In a few moments we will wash one another’s feet in a tangible sign of the mandatum. And whether you choose to participate or simply observe, the message is the same: we serve one another as Christ himself serves us; we love one another as Christ himself loves us. The foot washing is Jesus’ gift to his disciples just as the giving of his life will be a gift to the entire world. Unless we allow Jesus to serve us and we reciprocate by following him fully, we will never move beyond more than a shallow relationship with him. 

Relationship with God is a balance between serving Christ and allowing yourself to be served by him. Hopefully it’s a creative tension. But many of us are a lot better at serving others than allowing others to serve us.
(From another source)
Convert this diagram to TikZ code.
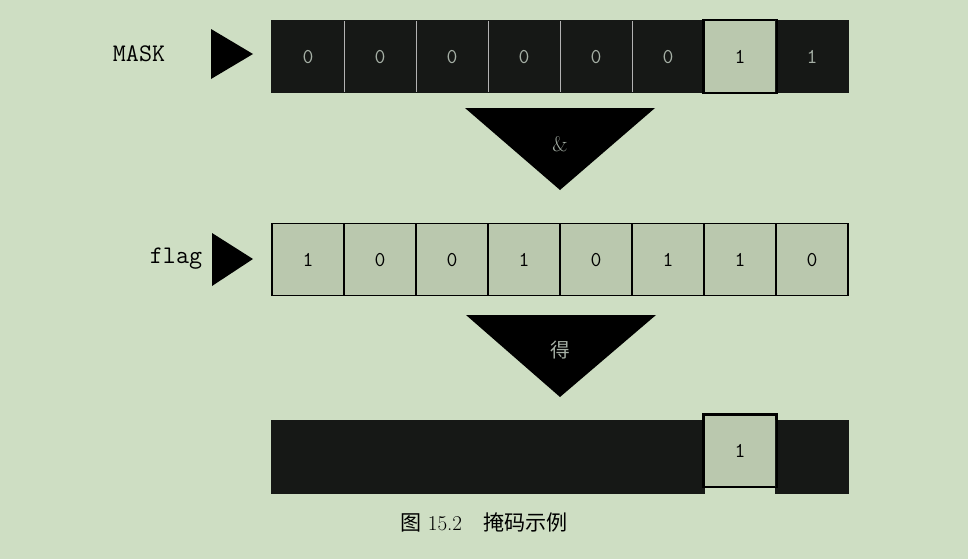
\documentclass[tikz,border=0pt]{standalone}
\usepackage{fontspec}
\newfontfamily\cjk{Noto Sans CJK SC}
\usepackage{tikz}
\usetikzlibrary{matrix}

\definecolor{paper}{RGB}{206,222,195}
\definecolor{litecell}{RGB}{186,200,174}
\definecolor{darkcell}{RGB}{22,24,22}
\definecolor{dimtext}{RGB}{165,175,165}

\tikzset{
	lite/.style={fill=litecell, draw=black, text=black},
	dark/.style={fill=darkcell, draw=darkcell, text=dimtext},
	blank/.style={fill=darkcell, draw=darkcell},
	tag/.style={font=\fontsize{18}{20}\selectfont\ttfamily},
	pointer/.style={fill=black},
}

\begin{document}
\begin{tikzpicture}[x=0.025cm, y=-0.025cm]
	\fill[paper] (0,0) rectangle (968,559);
	\useasboundingbox (0,0) rectangle (968,559);
	
	\tikzset{bits/.style={matrix of nodes, ampersand replacement=\&,
		nodes in empty cells, column sep=-1.2pt,
		nodes={minimum width=1.8cm, minimum height=1.8cm, inner sep=0pt,
			line width=1.2pt, font=\fontsize{15}{17}\selectfont\ttfamily}}}
	
	% mask row
	\matrix(mask)[bits] at (560,56.5)
	{
		|[dark]| 0 \& |[dark]| 0 \& |[dark]| 0 \& |[dark]| 0 \& |[dark]| 0 \& |[dark]| 0 \& |[lite]| 1 \& |[dark]| 1\\
	};
	
	% flag row
	\matrix(flag)[bits] at (560,259.5)
	{
		|[lite]| 1 \& |[lite]| 0 \& |[lite]| 0 \& |[lite]| 1 \& |[lite]| 0 \& |[lite]| 1 \& |[lite]| 1 \& |[lite]| 0\\
	};
	
	% result row
	\matrix(result)[bits] at (560,454)
	{
		|[blank]| \& |[blank]| \& |[blank]| \& |[blank]| \& |[blank]| \& |[blank]| \& |[lite]| 1 \& |[blank]| \\
	};
	
	% thin light seams between the dark mask cells
	\foreach \i in {1,...,5}
		\draw[gray!60, line width=0.7pt] ([yshift=-1pt]mask-1-\i.north east) -- ([yshift=1pt]mask-1-\i.south east);
	
	% borders of the light cells again on top
	\foreach \cell in {mask-1-7, result-1-7}
		\draw[line width=1.2pt] (\cell.north west) rectangle (\cell.south east);
	
	% labels and pointers
	\node[tag] (masklabel) at (139,54) {MASK};
	\node[tag] (flaglabel) at (176,259) {flag};
	\fill[pointer] (211,29) -- (253,54) -- (211,79) -- cycle;
	\fill[pointer] (212,233) -- (253,259) -- (212,286) -- cycle;
	
	% operators
	\fill[pointer] (465,108) -- (655,108) -- (560,190) -- cycle;
	\node[text=dimtext, font=\fontsize{15}{17}\selectfont] (andop) at (560,144) {\&};
	\fill[pointer] (466,315) -- (656,315) -- (560,397) -- cycle;
	\node[text=dimtext, font=\fontsize{14}{16}\selectfont\cjk] (gives) at (560,350) {得};
	
	\node[font=\fontsize{15}{18}\selectfont] (caption) at (484,522) {{\cjk 图} 15.2\quad{\cjk 掩码示例}};
\end{tikzpicture}
\end{document}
We don’t like being dependent upon others; we don’t like feeling needy; we’d much rather metaphorically wash someone else’s feet than have our own washed. So perhaps a spiritual goal for you should be to allow Christ’s hospitality into your heart and soul and marrow. Try saying to him, right along with Peter, “Lord, not my feet only but also my hands and my head!”

At the town pool, my excuses eventually run out. Maybe it’s my own pride; maybe it’s the boys’ constant nagging to get in the water and play. But eventually I just jump in and immerse myself in the watery depths and, after a few moments, the cold water shock to the system subsides. I realize it’s not so bad after all and I wonder what took me so long. It’s the same way with total immersion in the spiritual life. And that’s what Holy Week really is for those with the courage and commitment to experience the fullness of the journey. Total immersion leads to total transformation. Come on in; the water’s fine.